News

Beef Central news briefs: 29 March 2016

Jon Condon, 29/03/2016

Quiz question of the week: What are the names and locations of Australia’s only two active volcanoes? Answer at the bottom of this article.

 

  • BBC TV looks at the importance of meat processing to rural Australia
  • Tamworth field day for JBS’s new “Thousand Guineas” Shorthorn brand
  • Southland farmer wins 2016 Zanda McDonald Award
  • World Halal Conference 2016
  • Suspected case of BSE in France would be first since 2004
  • Forums to address cattle crate safety
  • Tasmanian Government support for service kill meat processing
  • US feedlot losses should decline, analysts say
  • China moves on grey channel trade again
  • Trade Deal with Indonesia looking a little closer
  • Vegetarian minds are weaker, survey shows

 

BBC TV looks at the importance of meat processing sector to rural Australia

BBC World News recently travelled to Queensland to produce a TV news segment on the growth in demand for Australian beef in Asia and the stability of the Australian meat processing sector as an employer in rural Australia relative to the mining sector. BBC Asia Business correspondent Karishma Vaswani and her crew visited the NH Foods processing and export facility near Oakey in southern Queensland as well as the company’s Whyalla feedlot near Texas.

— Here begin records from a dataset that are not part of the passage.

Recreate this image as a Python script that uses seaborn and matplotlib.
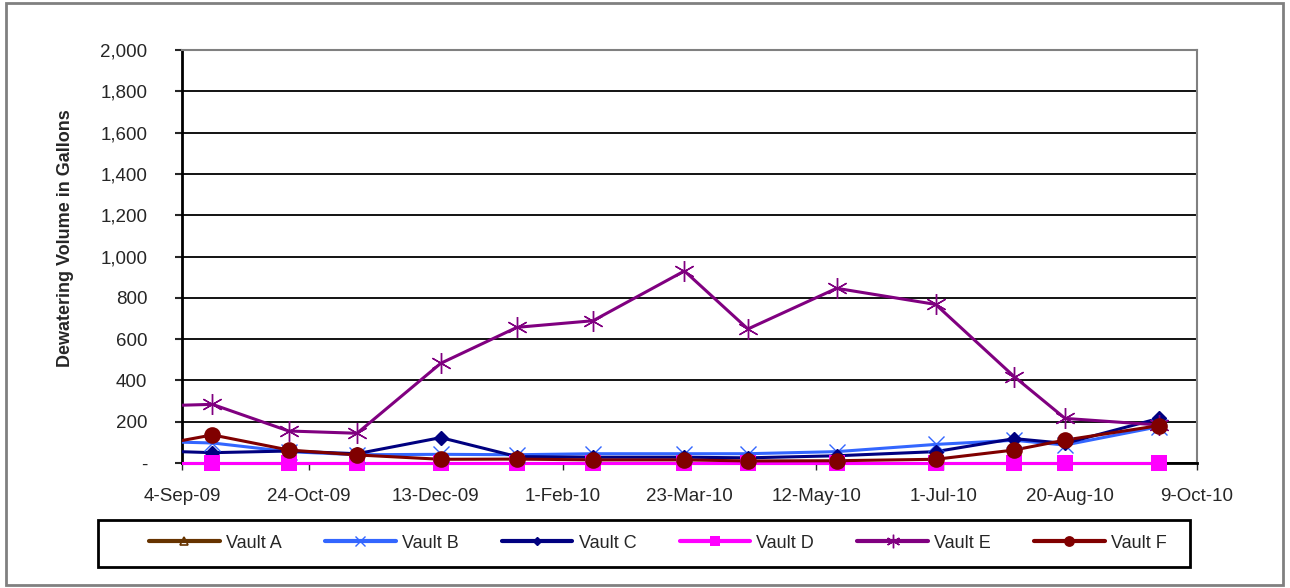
import numpy as np
import pandas as pd
import seaborn as sns
from matplotlib import pyplot as plt
from matplotlib.patches import Rectangle
from matplotlib.ticker import FuncFormatter


# Data (first date lies just left of the axis and is clipped)
dates = pd.to_datetime([
    "2009-08-21", "2009-09-16", "2009-10-16", "2009-11-12", "2009-12-15",
    "2010-01-14", "2010-02-13", "2010-03-21", "2010-04-15", "2010-05-20",
    "2010-06-28", "2010-07-29", "2010-08-18", "2010-09-24",
])
vault_a = [0, 0, 0, 0, 0, 0, 0, 0, 0, 0, 0, 0, 0, 0]
vault_b = [105, 97, 55, 40, 42, 40, 45, 45, 45, 55, 90, 110, 87, 176]
vault_c = [60, 50, 58, 45, 123, 31, 28, 28, 25, 35, 55, 118, 95, 216]
vault_d = [0, 0, 0, 0, 0, 0, 0, 0, 0, 0, 0, 0, 0, 0]
vault_e = [275, 284, 155, 144, 483, 657, 689, 930, 649, 846, 768, 418, 216, 184]
vault_f = [77, 136, 63, 39, 18, 19, 15, 15, 10, 11, 18, 63, 111, 181]

series_names = ["Vault A", "Vault B", "Vault C", "Vault D", "Vault E", "Vault F"]
tick_dates = pd.date_range("2009-09-04", periods=9, freq="50D")
y_ticks = np.arange(0, 2001, 200)

sns.set_style("white")
plt.rcParams["font.family"] = ["Liberation Sans", "DejaVu Sans"]

fig = plt.figure(figsize=(12.9, 5.88), dpi=100)
ax = fig.add_axes([182 / 1290, 1 - 463 / 588, (1197 - 182) / 1290, (463 - 50) / 588])

# one style per series
styles = {
    "Vault A": dict(color="#663300", marker="^", markersize=8, mfc="none", mew=1.2),
    "Vault B": dict(color="#3366FF", marker="x", markersize=11, mew=1.0),
    "Vault C": dict(color="#000080", marker="D", markersize=7, mew=1.0),
    "Vault D": dict(color="#FF00FF", marker="s", markersize=11, mew=0),
    "Vault E": dict(color="#800080", marker=(6, 2, 0), markersize=15, mew=1.0),
    "Vault F": dict(color="#800000", marker="o", markersize=12, mew=0),
}
values = [vault_a, vault_b, vault_c, vault_d, vault_e, vault_f]
in_range = dates >= tick_dates[0]

# clip lines only at the left/right, so the zero line sits on the axis
clip_rect = Rectangle((0, -0.03), 1, 1.06, transform=ax.transAxes,
                      fill=False, visible=False)
ax.add_patch(clip_rect)

legend_handles = []
for i, (name, vals) in enumerate(zip(series_names, values)):
    st = styles[name]
    vals = np.asarray(vals)
    mk = dict(marker=st["marker"], markersize=st["markersize"],
              markerfacecolor=st.get("mfc", st["color"]),
              markeredgecolor=st["color"], markeredgewidth=st["mew"])
    n_before = len(ax.lines)
    sns.lineplot(x=dates, y=vals, ax=ax, linewidth=2.2, color=st["color"],
                 zorder=2.6 + i * 0.1, legend=False)
    for ln in ax.lines[n_before:]:
        ln.set_clip_path(clip_rect)
    # markers are not clipped, like the spreadsheet chart
    sns.lineplot(x=dates[in_range], y=vals[in_range], ax=ax, linewidth=0,
                 color=st["color"], clip_on=False, zorder=3.2 + i * 0.1,
                 legend=False, **mk)
    h, = ax.plot([], [], color=st["color"], linewidth=2.2, **mk)
    h.set_markersize(st["markersize"] * 0.65)
    legend_handles.append(h)

ax.set_xlim(tick_dates[0], tick_dates[-1])
ax.set_ylim(0, 2000)
ax.set_xticks(tick_dates)
ax.set_xticklabels([f"{d.day}-{d.strftime('%b-%y')}" for d in tick_dates], fontsize=13.5)
ax.set_yticks(y_ticks)
ax.yaxis.set_major_formatter(FuncFormatter(lambda v, p: "-" if v == 0 else f"{int(v):,}"))
ax.tick_params(axis="y", labelsize=13.5, length=5, width=1.5, direction="out", pad=20, left=True)
ax.tick_params(axis="x", length=5, width=1, direction="out", pad=13, bottom=True)

ax.grid(axis="y", color="black", linewidth=1.3)
ax.set_axisbelow(True)
ax.set_xlabel("")
ax.set_ylabel("Dewatering Volume in Gallons", fontsize=13, fontweight="bold")
ax.yaxis.set_label_coords(-0.106, (463 - 238) / 413)

for side in ["left", "bottom"]:
    ax.spines[side].set_color("black")
    ax.spines[side].set_linewidth(2)
for side in ["top", "right"]:
    ax.spines[side].set_visible(True)
    ax.spines[side].set_color("#808080")
    ax.spines[side].set_linewidth(1.5)

leg = fig.legend(legend_handles, series_names, loc="center", ncol=6,
                 bbox_to_anchor=(658 / 1290, 1 - 543 / 588), frameon=False,
                 fontsize=13, handlelength=3.9, handletextpad=0.35,
                 columnspacing=2.4)
for h in leg.get_lines():
    h.set_linewidth(3)

# legend box and outer chart border
fig.patches.append(Rectangle((98 / 1290, 1 - 567 / 588), 1092 / 1290, 47 / 588,
                             transform=fig.transFigure, fill=False,
                             edgecolor="black", linewidth=2))
fig.patches.append(Rectangle((6 / 1290, 3 / 588), 1277 / 1290, 582 / 588,
                             transform=fig.transFigure, fill=False,
                             edgecolor="#808080", linewidth=2))

plt.savefig("out.png", dpi=100)
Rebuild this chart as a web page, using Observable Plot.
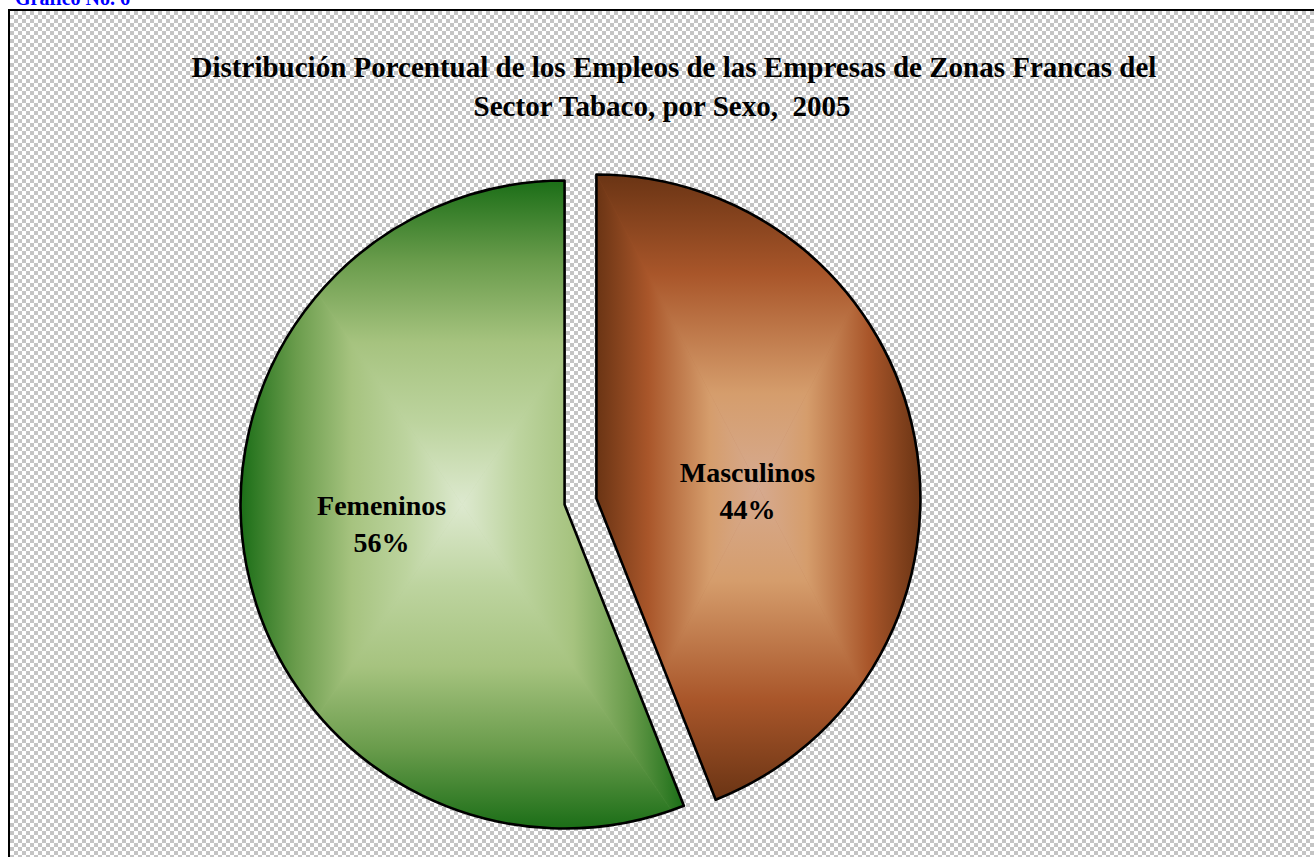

The segment also looked at how agricultural businesses in the area were beginning to target products to China. The BBC World News is seen weekly by millions of viewers around the world. Click this link to view the short segment: http://www.bbc.com/news/business-35610061

Tamworth field day for JBS’s new “Thousand Guineas” Shorthorn brand

Shorthorn Beef, JBS Australia and Coopers Animal Health will host a producer field day in Tamworth early next month designed to drive momentum behind JBS’s new “Thousand Guineas” Shorthorn beef brand.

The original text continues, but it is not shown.